A receivership is a proceeding in which a receiver is appointed for an insolvent corporation, partnership, limited liability company or other business entity, or individual, to preserve and/or recover its assets for the benefit of the affected parties. New York law provides for appointment of a temporary receiver to preserve property that is the subject of a lawsuit prior to judgment where there is danger that the property will be removed from the state, lost, materially injured or destroyed. A receiver can also be appointed in connection with enforcement of a judgment in certain instances. For NY corporations, Article 12 of the NY Business Corporation law provides for appointment of a receiver to preserve assets or in connection with the dissolution of a corporation. Similar provisions exist under the laws of other jurisdictions. A receivership is a non-bankruptcy alternative that can be particularly useful to preserve the rights of creditor pending judgment. It is a remedy commonly utilized by mortgage lenders to collect real property rents in buildings against which they hold a mortgage.
What Is an Involuntary Bankruptcy Filing?

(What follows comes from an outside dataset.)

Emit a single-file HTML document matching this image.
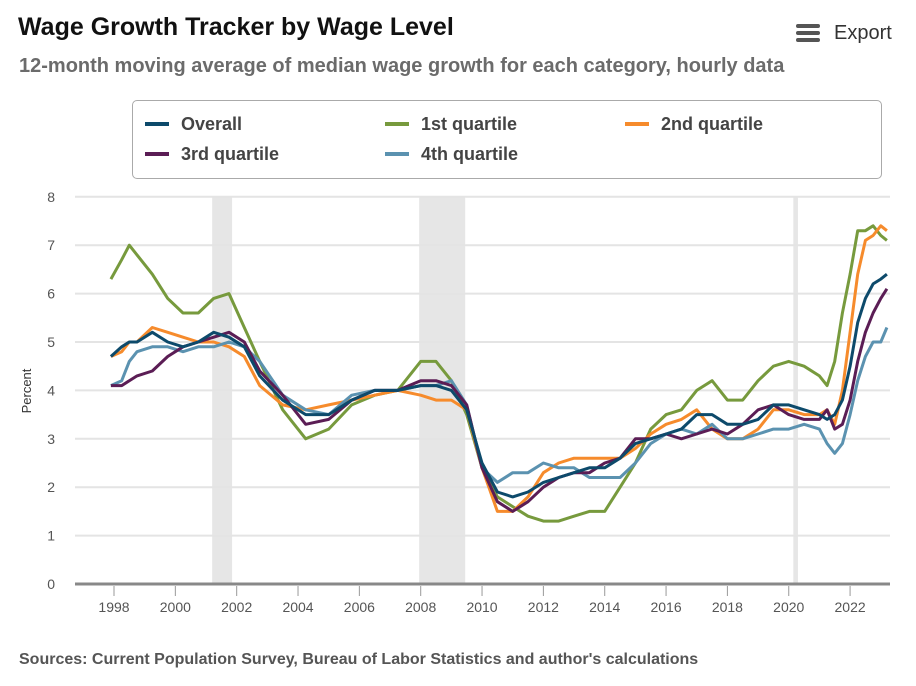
<!DOCTYPE html>
<html><head><meta charset="utf-8"><style>
body{margin:0;background:#fff;font-family:"Liberation Sans",sans-serif;}
#wrap{position:relative;width:916px;height:686px;overflow:hidden;}
.t{position:absolute;white-space:nowrap;}
</style></head><body>
<div id="wrap">
<div class="t" style="left:18px;top:13px;font-size:25px;font-weight:bold;color:#111;">Wage Growth Tracker by Wage Level</div>
<div class="t" style="left:19px;top:55px;font-size:20px;font-weight:bold;color:#6b6b6b;">12-month moving average of median wage growth for each category, hourly data</div>
<div class="t" style="left:796px;top:22px;font-size:20px;color:#333;"><span style="display:inline-block;vertical-align:middle;width:24px;margin-right:14px"><span style="display:block;height:4px;background:#555;margin:2px 0;border-radius:2px"></span><span style="display:block;height:4px;background:#555;margin:3px 0;border-radius:2px"></span><span style="display:block;height:4px;background:#555;margin:3px 0;border-radius:2px"></span></span>Export</div>
<div style="position:absolute;left:132px;top:100px;width:748px;height:77px;border:1px solid #aaa;border-radius:5px;"></div>
<svg id="chart" width="916" height="686" style="position:absolute;left:0;top:0"></svg>
<div class="t" style="left:19px;top:651px;font-size:16px;font-weight:bold;color:#555;">Sources: Current Population Survey, Bureau of Labor Statistics and author's calculations</div>
</div>
<script>
const dates=[1997.9,1998.25,1998.5,1998.75,1999.25,1999.75,2000.25,2000.75,2001.25,2001.75,2002.25,2002.75,2003.5,2004.25,2005,2005.75,2006.5,2007.25,2008,2008.5,2009,2009.5,2010,2010.5,2011,2011.5,2012,2012.5,2013,2013.5,2014,2014.5,2015,2015.5,2016,2016.5,2017,2017.5,2018,2018.5,2019,2019.5,2020,2020.5,2021,2021.25,2021.5,2021.75,2022,2022.25,2022.5,2022.75,2023,2023.2];
const overall=[4.7,4.9,5.0,5.0,5.2,5.0,4.9,5.0,5.2,5.1,4.9,4.3,3.8,3.5,3.5,3.8,4.0,4.0,4.1,4.1,4.0,3.6,2.5,1.9,1.8,1.9,2.1,2.2,2.3,2.4,2.4,2.6,2.9,3.0,3.1,3.2,3.5,3.5,3.3,3.3,3.4,3.7,3.7,3.6,3.5,3.4,3.5,3.8,4.5,5.4,5.9,6.2,6.3,6.4];
const q1=[6.3,6.7,7.0,6.8,6.4,5.9,5.6,5.6,5.9,6.0,5.3,4.6,3.6,3.0,3.2,3.7,3.9,4.0,4.6,4.6,4.2,3.5,2.4,1.8,1.6,1.4,1.3,1.3,1.4,1.5,1.5,2.0,2.5,3.2,3.5,3.6,4.0,4.2,3.8,3.8,4.2,4.5,4.6,4.5,4.3,4.1,4.6,5.6,6.4,7.3,7.3,7.4,7.2,7.1];
const q2=[4.7,4.8,5.0,5.0,5.3,5.2,5.1,5.0,5.0,4.9,4.7,4.1,3.7,3.6,3.7,3.8,3.9,4.0,3.9,3.8,3.8,3.6,2.4,1.5,1.5,1.8,2.3,2.5,2.6,2.6,2.6,2.6,2.8,3.1,3.3,3.4,3.6,3.2,3.0,3.0,3.2,3.6,3.6,3.5,3.5,3.6,3.3,4.0,5.2,6.4,7.1,7.2,7.4,7.3];
const q3=[4.1,4.1,4.2,4.3,4.4,4.7,4.9,5.0,5.1,5.2,5.0,4.4,3.9,3.3,3.4,3.8,4.0,4.0,4.2,4.2,4.1,3.7,2.4,1.7,1.5,1.7,2.0,2.2,2.3,2.3,2.5,2.6,3.0,3.0,3.1,3.0,3.1,3.2,3.1,3.3,3.6,3.7,3.5,3.4,3.4,3.6,3.2,3.3,3.8,4.6,5.2,5.6,5.9,6.1];
const q4=[4.1,4.2,4.6,4.8,4.9,4.9,4.8,4.9,4.9,5.0,4.9,4.6,3.9,3.6,3.5,3.9,4.0,4.0,4.1,4.1,4.2,3.7,2.4,2.1,2.3,2.3,2.5,2.4,2.4,2.2,2.2,2.2,2.5,2.9,3.1,3.2,3.1,3.3,3.0,3.0,3.1,3.2,3.2,3.3,3.2,2.9,2.7,2.9,3.5,4.2,4.7,5.0,5.0,5.3];
const recessionStart=[2001.2,2007.95,2020.15];
const recessionEnd=[2001.85,2009.45,2020.3];
const yTicks=[0,1,2,3,4,5,6,7,8];
const xTicks=[1998,2000,2002,2004,2006,2008,2010,2012,2014,2016,2018,2020,2022];
const seriesNames=["Overall","1st quartile","2nd quartile","3rd quartile","4th quartile"];
const seriesColors=["#0d4a6b","#779a3d","#f68b2c","#5b1d55","#5b92b0"];
const seriesData=[overall,q1,q2,q3,q4];
const NS="http://www.w3.org/2000/svg";
const svg=document.getElementById('chart');
const X=y=>114+(y-1998)*30.67;
const Y=v=>584-v*48.4;
function mk(tag,attrs,parent){const e=document.createElementNS(NS,tag);for(const k in attrs)e.setAttribute(k,attrs[k]);(parent||svg).appendChild(e);return e;}
recessionStart.forEach((s,i)=>{
 const r=mk('rect',{x:X(s),y:Y(8),width:X(recessionEnd[i])-X(s),height:Y(0)-Y(8),fill:'#e6e6e6'});
 
 
});
yTicks.forEach(v=>{
 if(v>0){const g=mk('line',{x1:75,x2:890,y1:Y(v),y2:Y(v),stroke:'#e4e4e4','stroke-width':2});
 
 }
 const t=mk('text',{x:55,y:Y(v)+5,'text-anchor':'end','font-size':14,fill:'#555','font-family':'Liberation Sans'});
 t.textContent=v;
 
 
});
xTicks.forEach(y=>{
 mk('line',{x1:X(y),x2:X(y),y1:586,y2:596,stroke:'#999','stroke-width':1});
 const t=mk('text',{x:X(y),y:612,'text-anchor':'middle','font-size':14,fill:'#555','font-family':'Liberation Sans'});
 t.textContent=y;
 
 
});
const yl=mk('text',{x:0,y:0,transform:'translate(31,391) rotate(-90)','text-anchor':'middle','font-size':13,fill:'#333','font-family':'Liberation Sans'});
yl.textContent='Percent';


const order=[1,2,4,3,0];
order.forEach(i=>{
 const d=seriesData[i].map((v,j)=>(j?'L':'M')+X(dates[j]).toFixed(1)+','+Y(v).toFixed(1)).join('');
 const p=mk('path',{d:d,fill:'none',stroke:seriesColors[i],'stroke-width':3,'stroke-linejoin':'round'});
 
 
});
const ax=mk('line',{x1:75,x2:890,y1:584,y2:584,stroke:'#888','stroke-width':3});


const legPos=[[145,124],[385,124],[625,124],[145,154],[385,154]];
seriesNames.forEach((n,i)=>{
 const g=mk('g',{});
 
 
 mk('line',{x1:legPos[i][0],x2:legPos[i][0]+24,y1:legPos[i][1],y2:legPos[i][1],stroke:seriesColors[i],'stroke-width':4},g);
 const t=mk('text',{x:legPos[i][0]+36,y:legPos[i][1]+6,'font-size':18,'font-weight':'bold',fill:'#444','font-family':'Liberation Sans'},g);
 t.textContent=n;
});
</script>
</body></html>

An involuntary bankruptcy filing is a bankruptcy filing that it commenced against a debtor by petitioning creditors. An involuntary bankruptcy case may be commenced under chapter 7 or chapter 11 against a person or business entity by three or more petitioning creditors (or 1 or more creditors if the debtor has less than 12 creditors) holding noncontingent, undisputed claims aggregating at least $16,750 (as of April 1, 2019 and to be adjusted every 3 years) based on the debtor’s failure to pay debts as they become due, or the appointment of a custodian over substantially all of the debtor’s assets (such as an assignee for the benefit of creditors)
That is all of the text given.